Here you will meet the unforgettable patients who taught the doctors so much as they triumph over life-threatening disease, heartbreaking marital problems, dangerous addiction, and more. With simple, practical methods for harnessing the power of faith, this potentially lifesaving book provides an astonishing and immensely effective strategy for healing.
Customer Reviews:
great scientifically based book for everyone.......2002-11-24
This book explores the healing aspects of faith in terms of scientific evidence. As the director of Duke University's Center for the Study of Religion/Spirituality and Health, the author, Dr. Harold Koenig, has become an expert in this discipline and shares everything he has learned in this very fascinating and informative book. Through his medical background and through fifteen years of dedicated research and after over 50 research studies Koenig provides a strong argument for the healing power of faith. From the very start, it is made clear that this is not a book claiming the miracles of God but rather is a book "concerned with concrete data" to "investigate the therapeutic or healing power of people's religious faith." Some of the findings from this data are that people who have a strong faith have healthier lifestyles possibly due to religions encouragement of proper and healthy conduct. Religious people also cope well with stress, are less likely to be depressed and hospitalized than their non-religious counterparts, have a stronger immune system, and live longer. Other important research, conducted by people other than Koenig's team, are included in this book as well. This book is quite comprehensive in its review of all the literature out there on the healing power of faith.
The book is filled with poignant personal stories that help illustrate the scientific findings. The stories are of depression, alcoholism, cancer, cardiovascular disease, and other medical conditions. One such story is of Morty, a man who had been walking around with an blood alcohol level of 3.5. Morty was delivered to a detoxication unit where he stopped drinking on the first day of arrival and had an almost painless physical withdrawal from alcohol because he believed in the grace of God. Each story is as heartwarming and as inspiring as the one before. I loved how these stories were so smoothly used in adjunct with the scientific findings. It is definitely an effective blend of real life to which we all can relate and science from which we all can learn.

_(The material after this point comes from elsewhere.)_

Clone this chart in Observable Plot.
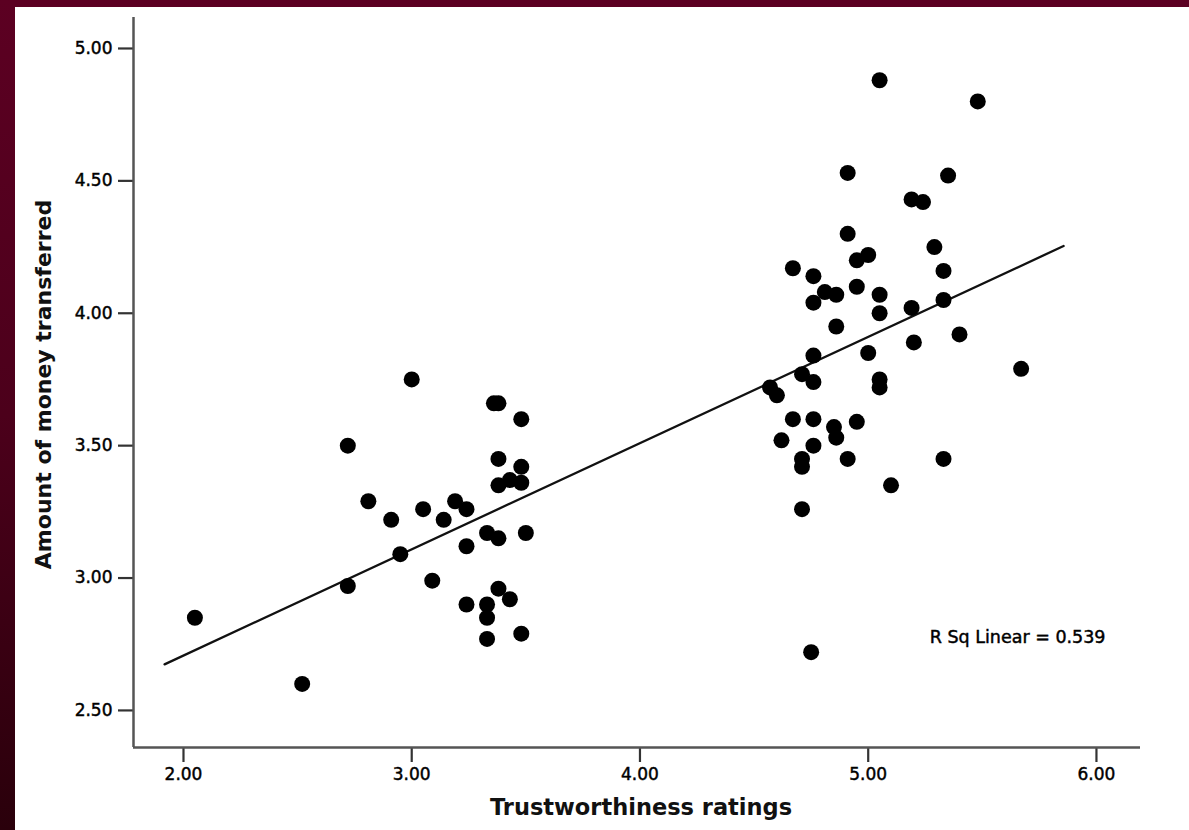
<!DOCTYPE html>
<html><head><meta charset="utf-8">
<script src="https://cdn.jsdelivr.net/npm/d3@7"></script>
<script src="https://cdn.jsdelivr.net/npm/@observablehq/plot@0.6"></script>
<style>
html,body{margin:0;padding:0;width:1189px;height:830px;overflow:hidden;}
body{background:linear-gradient(to bottom,#5c0022 0%,#4c001b 50%,#2a000b 100%);}
#chart{position:absolute;left:15px;top:7px;width:1174px;height:823px;background:#fff;}
#chart g[aria-label="x-axis tick label"] text,
#chart g[aria-label="y-axis tick label"] text,
#chart g.rsq text{stroke:#000;stroke-width:0.45px;}
</style></head><body><div id="chart"></div>
<script>
// Data
const trustworthiness = [
  2.05, 2.52, 3.00, 3.36, 3.38, 3.48, 2.72, 3.38, 3.48, 3.38, 3.43, 3.48,
  2.81, 2.91, 3.05, 3.19, 3.24, 3.14, 3.33, 3.38, 3.50, 3.24, 2.95, 2.72,
  3.09, 3.38, 3.43, 3.24, 3.33, 3.33, 3.33, 3.48,
  5.05, 5.48, 4.91, 5.35, 5.19, 5.24, 4.91, 5.29, 4.95, 5.00, 4.67, 4.76,
  5.33, 4.81, 4.86, 4.76, 4.95, 5.05, 5.05, 5.19, 5.33, 4.86, 5.40, 5.20,
  5.00, 4.76, 5.67, 4.71, 4.76, 5.05, 5.05, 4.57, 4.60, 4.67, 4.76, 4.85,
  4.86, 4.95, 4.62, 4.76, 4.71, 4.71, 4.91, 5.33, 5.10, 4.71, 4.75
];
const moneyTransferred = [
  2.85, 2.60, 3.75, 3.66, 3.66, 3.60, 3.50, 3.45, 3.42, 3.35, 3.37, 3.36,
  3.29, 3.22, 3.26, 3.29, 3.26, 3.22, 3.17, 3.15, 3.17, 3.12, 3.09, 2.97,
  2.99, 2.96, 2.92, 2.90, 2.90, 2.85, 2.77, 2.79,
  4.88, 4.80, 4.53, 4.52, 4.43, 4.42, 4.30, 4.25, 4.20, 4.22, 4.17, 4.14,
  4.16, 4.08, 4.07, 4.04, 4.10, 4.07, 4.00, 4.02, 4.05, 3.95, 3.92, 3.89,
  3.85, 3.84, 3.79, 3.77, 3.74, 3.75, 3.72, 3.72, 3.69, 3.60, 3.60, 3.57,
  3.53, 3.59, 3.52, 3.50, 3.45, 3.42, 3.45, 3.45, 3.35, 3.26, 2.72
];
// Fit line end points as drawn in the reference
const fitX = [1.917, 5.856];
const fitY = [2.674, 4.254];
const xTicks = [2, 3, 4, 5, 6];
const yTicks = [2.5, 3, 3.5, 4, 4.5, 5];
const xDomain = [1.781, 6.193];
const yDomain = [2.36, 5.117];
const xTitle = "Trustworthiness ratings";
const yTitle = "Amount of money transferred";
const rsqLabel = "R Sq Linear = 0.539";

const points = trustworthiness.map((x, i) => ({x, y: moneyTransferred[i]}));
const fit = fitX.map((x, i) => ({x, y: fitY[i]}));
const fmt = d3.format(".2f");

const plot = Plot.plot({
  width: 1174, height: 823,
  marginLeft: 118, marginRight: 49, marginTop: 10, marginBottom: 83,
  style: {fontFamily: "DejaVu Sans", background: "#fff", color: "#000", overflow: "visible"},
  x: {domain: xDomain},
  y: {domain: yDomain},
  marks: [
    Plot.axisX(xTicks, {tickFormat: fmt, tickSize: 15, tickPadding: 5, strokeWidth: 2.2, stroke: "#333", fill: "#000", fontSize: 17, label: null}),
    Plot.axisY(yTicks, {tickFormat: fmt, tickSize: 15, tickPadding: 6, strokeWidth: 2.2, stroke: "#333", fill: "#000", fontSize: 17, label: null}),
    Plot.ruleX([xDomain[0]], {stroke: "#555", strokeWidth: 2.5}),
    Plot.ruleY([yDomain[0]], {stroke: "#555", strokeWidth: 2.5}),
    Plot.line(fit, {x: "x", y: "y", stroke: "#111", strokeWidth: 2.3}),
    Plot.dot(points, {x: "x", y: "y", r: 8, fill: "#000"}),
    Plot.text([xTitle], {frameAnchor: "bottom", dx: 4, dy: 67, fontSize: 22.5, fontWeight: "bold", fill: "#111"}),
    Plot.text([yTitle], {frameAnchor: "left", dx: -90, dy: 2, rotate: -90, textAnchor: "middle", lineAnchor: "middle", fontSize: 22, fontWeight: "bold", fill: "#111"}),
    Plot.text([rsqLabel], {frameAnchor: "bottom-right", dx: -35, dy: -105, textAnchor: "end", fontSize: 17.5, fill: "#000", className: "rsq"})
  ]
});
document.getElementById("chart").appendChild(plot);
</script>
</body></html>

Another great thing about this book is that at the very end it offers suggestions to how one can benefit from the Power of faith. It is separated into three different parts: 1) if you are already religious, 2) if you are not religious, and 3) if you simply are not yet ready to consider religion. This is very nice because it offers suggestions for everyone not only those who are religious and are already benefiting.
A definite plus to this book is that is it easy reading. Although it deals with real scientific research the entire book is very readable. One does not get bored with scientific jargon. In fact the book is very engaging and I finished it in one night. I definitely recommend this book for anyone who is interested in this subject. We all can learn from it, religious people and atheists alike.

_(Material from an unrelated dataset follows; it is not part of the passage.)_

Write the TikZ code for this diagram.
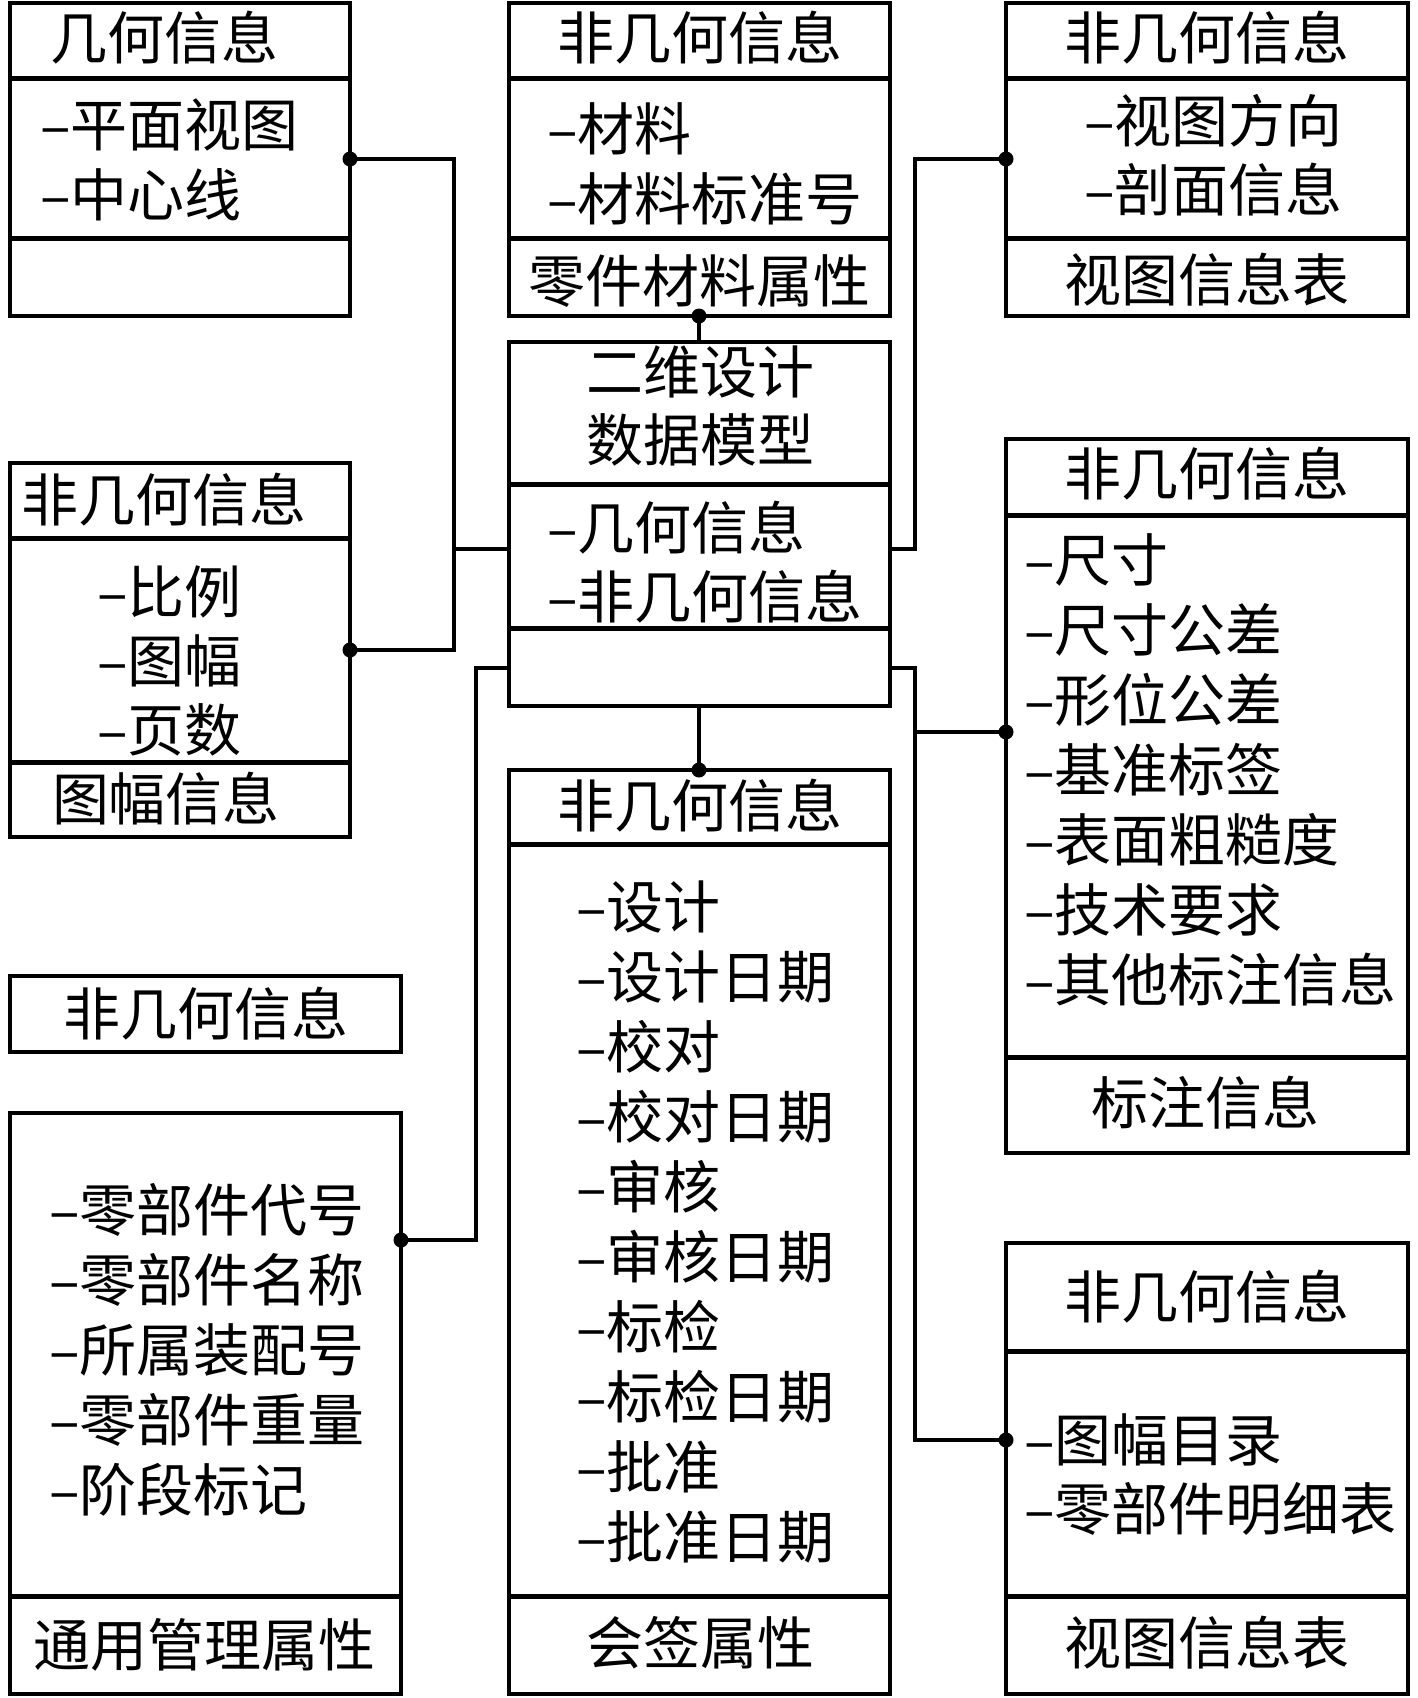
\documentclass[tikz,border=0pt]{standalone}
\usepackage{fontspec}
\setmainfont{Noto Sans CJK SC}
\begin{document}
\begin{tikzpicture}[x=1pt,y=-1pt,
  frame/.style={line width=4pt},
  divider/.style={line width=5pt},
  wire/.style={line width=3.5pt},
  txt/.style={inner sep=0pt, font=\fontsize{57}{70}\selectfont, text height=50pt, text depth=7pt},
  itm/.style={txt, anchor=west},
  jdot/.style={circle, fill=black, inner sep=0pt, minimum size=15pt}]
\useasboundingbox (0,0) rectangle (1417,1698);
\fill[white] (0,0) rectangle (1417,1698);

% ---------- box 1: geometry ----------
\draw[frame] (10,3) rectangle (350,316);
\draw[divider] (10,78) -- (350,78);
\draw[divider] (10,238) -- (350,238);
\node[txt] (b1h) at (164,38) {几何信息};
\node[itm] (b1a) at (40,125) {–平面视图};
\node[itm] (b1b) at (40,195) {–中心线};

% ---------- box 2: material ----------
\draw[frame] (509,3) rectangle (890,316);
\draw[divider] (509,78) -- (890,78);
\draw[divider] (509,238) -- (890,238);
\node[txt] (b2h) at (700,38) {非几何信息};
\node[itm] (b2a) at (547,129) {–材料};
\node[itm] (b2b) at (547,199) {–材料标准号};
\node[txt] (b2f) at (699,281) {零件材料属性};

% ---------- box 3: view ----------
\draw[frame] (1006,3) rectangle (1408,316);
\draw[divider] (1006,78) -- (1408,78);
\draw[divider] (1006,238) -- (1408,238);
\node[txt] (b3h) at (1207,38) {非几何信息};
\node[itm] (b3a) at (1084,121) {–视图方向};
\node[itm] (b3b) at (1084,190) {–剖面信息};
\node[txt] (b3f) at (1207,280) {视图信息表};

% ---------- central box ----------
\draw[frame] (509,342) rectangle (890,706);
\draw[divider] (509,484) -- (890,484);
\draw[divider] (509,628) -- (890,628);
\node[txt] (cta) at (700,372) {二维设计};
\node[txt] (ctb) at (700,440) {数据模型};
\node[itm] (cia) at (547,528) {–几何信息};
\node[itm] (cib) at (547,597) {–非几何信息};

% ---------- box 4: sheet ----------
\draw[frame] (10,463) rectangle (350,837);
\draw[divider] (10,538) -- (350,538);
\draw[divider] (10,762) -- (350,762);
\node[txt] (b4h) at (164,500) {非几何信息};
\node[itm] (b4a) at (97,592) {–比例};
\node[itm] (b4b) at (97,661) {–图幅};
\node[itm] (b4c) at (97,730) {–页数};
\node[txt] (b4f) at (166,799) {图幅信息};

% ---------- box 5 ----------
\draw[frame] (10,976) rectangle (401,1052);
\node[txt] (b5h) at (206,1014) {非几何信息};

% ---------- box 7: general management ----------
\draw[frame] (10,1113) rectangle (401,1694);
\draw[divider] (10,1596) -- (401,1596);
\node[itm] (b7a) at (49,1210) {–零部件代号};
\node[itm] (b7b) at (49,1280) {–零部件名称};
\node[itm] (b7c) at (49,1350) {–所属装配号};
\node[itm] (b7d) at (49,1420) {–零部件重量};
\node[itm] (b7e) at (49,1490) {–阶段标记};
\node[txt] (b7f) at (205,1645) {通用管理属性};

% ---------- box 6: sign-off ----------
\draw[frame] (509,770) rectangle (890,1694);
\draw[divider] (509,844) -- (890,844);
\draw[divider] (509,1596) -- (890,1596);
\node[txt] (b6h) at (700,806) {非几何信息};
\foreach \t [count=\i from 0] in {–设计,–设计日期,–校对,–校对日期,–审核,–审核日期,–标检,–标检日期,–批准,–批准日期}
  \node[itm] (b6i\i) at (576,{907+70*\i}) {\t};
\node[txt] (b6f) at (700,1643) {会签属性};

% ---------- box 8: annotation ----------
\draw[frame] (1006,439) rectangle (1408,1153);
\draw[divider] (1006,515) -- (1408,515);
\draw[divider] (1006,1057) -- (1408,1057);
\node[txt] (b8h) at (1207,474) {非几何信息};
\foreach \t [count=\i from 0] in {–尺寸,–尺寸公差,–形位公差,–基准标签,–表面粗糙度,–技术要求,–其他标注信息}
  \node[itm] (b8i\i) at (1024,{560+70*\i}) {\t};
\node[txt] (b8f) at (1205,1103) {标注信息};

% ---------- box 9 ----------
\draw[frame] (1006,1243) rectangle (1408,1694);
\draw[divider] (1006,1351) -- (1408,1351);
\draw[divider] (1006,1596) -- (1408,1596);
\node[txt] (b9h) at (1207,1297) {非几何信息};
\node[itm] (b9a) at (1024,1440) {–图幅目录};
\node[itm] (b9b) at (1024,1509) {–零部件明细表};
\node[txt] (b9f) at (1207,1643) {视图信息表};

% ---------- connection points ----------
\coordinate (d1) at (350,159);
\coordinate (d4) at (350,650);
\coordinate (d3) at (1006,159);
\coordinate (d7) at (401,1240);
\coordinate (d8) at (1006,732);
\coordinate (d9) at (1006,1440);
\coordinate (d2) at (699,316);
\coordinate (d6) at (699,770);
\coordinate (m1) at (509,549);
\coordinate (m2) at (890,549);
\coordinate (m3) at (509,668);
\coordinate (m4) at (890,668);
\coordinate (m5) at (699,342);
\coordinate (m6) at (699,706);
\coordinate (k1) at (454,0);
\coordinate (k2) at (915,0);
\coordinate (k3) at (476,0);

% ---------- connectors ----------
\draw[wire] (d1) -- (d1 -| k1) -- (d4 -| k1) -- (d4);
\draw[wire] (m1 -| k1) -- (m1);
\draw[wire] (d3) -- (d3 -| k2) -- (m2 -| k2) -- (m2);
\draw[wire] (m3) -- (m3 -| k3) -- (d7 -| k3) -- (d7);
\draw[wire] (m4) -- (m4 -| k2) -- (d9 -| k2) -- (d9);
\draw[wire] (d8 -| k2) -- (d8);
\draw[wire] (d2) -- (m5);
\draw[wire] (m6) -- (d6);

\foreach \p in {d1,d4,d3,d7,d8,d9,d2,d6}
  \node[jdot] at (\p) {};
\end{tikzpicture}
\end{document}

Heart warming book.......1999-08-21
Heart warming book that beautifully combines scientific data with personal stories. Koenig writes well, keeps your interest, and brings medical research to an understandable level. His point is clear--faith is good for your health.
Moving and informative.......1999-03-18
A fascinating book that kept my attention throughout. Nice blend of personal stories that illustrate some remarkable research. Recommend highly.